This model defines a method for generating a random temporal graph with two communities of nodes, each with specific connectivity patterns over time. In this setup, we have n nodes divided equally into two communities, denoted as U and V. The temporal graph evolves over two distinct time periods, with each period containing a fixed number of (∆·n) / 2 temporal edges. The times of these edges are drawn from two separate normal distributions, with timestamps in the first time period following N(μ₁, σ₁²) and in the second time period following N(μ₂, σ₂²).
During each time period, the edges are assigned according to pre-defined community interaction patterns controlled by parameters α₁ and α₂. In the first time period, a portion (1 — α₁) · (∆·n) / 2 of edges is placed between nodes in different communities, connecting nodes in U to nodes in V randomly. The remaining α₁ · (∆·n) / 2 edges are assigned within communities, split evenly between connections within U and within V. A similar assignment process occurs in the second time period, with α₂ controlling the ratio of within and between-community edges. This temporal SBM model thus enables structured temporal network generation by specifying edge counts, temporal distributions, and proportions of community-based interactions over time.
Authors construct a TSBM based on the above technique where it is not possible to distinguish any community structure unless time is considered. As per the definition, each SBM will be formed on the basis of the two distinct distributions for edge times and the corresponding edges with times sampled from these distributions will be called ‘early edges’ and ‘later edges’ respectively.
The first three figures are of adjacency matrices of an early SBM, late SBM and a combination or union of both. If we look at the first matrix of the three, we will notice how dense and sparse the connections are with in -communities U and V (intra-community relation) and inter - communities. Whereas in the late SBM, we see more dense connections with inter-communities in comparison with in individual communities. We will see some sort community structures in the first two figures but not at all in the third figure which is a union of the two SBMs.
Authors are trying to prove that it is still possible to recover the community structures from the union of SBMs if temporal information can be considered. In order to do so, we need the embeddings corresponding to each node in the graph but we only have edge embeddings available. Since the proposed time-decayed line graph method only produces temporal edge embeddings, we must aggregate them into node embeddings. Here is how it works, for each node, get the mean of the embeddings of all edges incident on that node - simple as that!

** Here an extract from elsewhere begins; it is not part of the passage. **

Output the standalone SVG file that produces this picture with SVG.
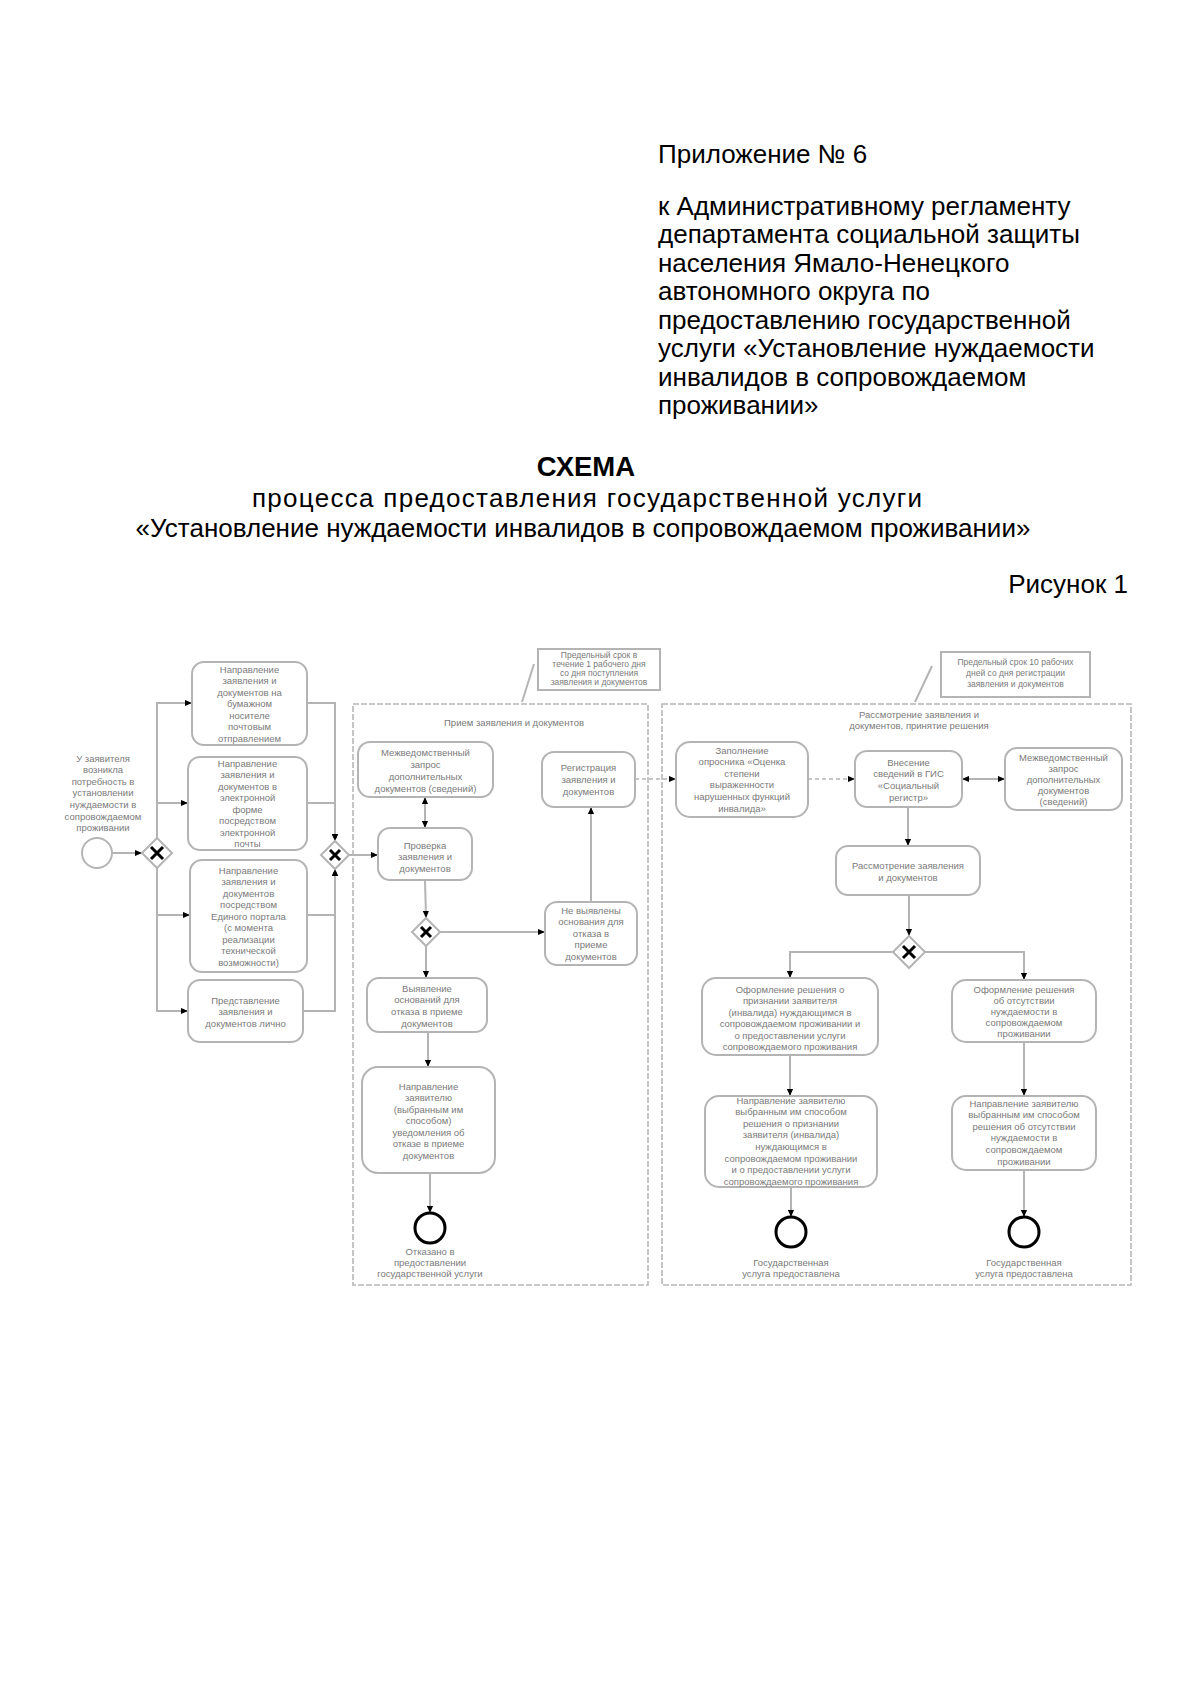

The first two figures are the adjacency representations of the raw line graph in consideration and its corresponding time decayed graph, respectively. The visualizations in third and fourth figures show that the proposed method succeeded in recovering edge types and node types using both edge and derived node embeddings. The edge embeddings are roughly grouped into 6 categories, each for U and V communities alone and one for U - V (inter - community edges) and these three types will be present in both early and later times (which add up to 6 edge types). Also, the node embeddings are now linearly separated to two communities i.e. U and V successfully. This result highlights that preserving temporal information in graphs allows for the recovery of community structures that might otherwise be lost.
Conclusion
The novel idea of this paper is a framework called Time-Decayed Line Graph (TDLG) which is a non-deep way of representing edges in a semantic space and thereby deriving node features from them. Two things authors emphasize are how effectively the proposed framework is able to capture both temporal and topological proximities in a graph. To show its full effectiveness, an SBM based approach is also illustrated.
The directions of future work mentioned in the paper is increasing this technique’s scalability via reduction of the number of features. The TDLG method return m features (sparse in most cases) per temporal edge based on proximities to all other temporal edges.
Anyway that is all about this one. It was a good read, indeed. I hope you also enjoyed reading the post. Have a good one.
Thank you.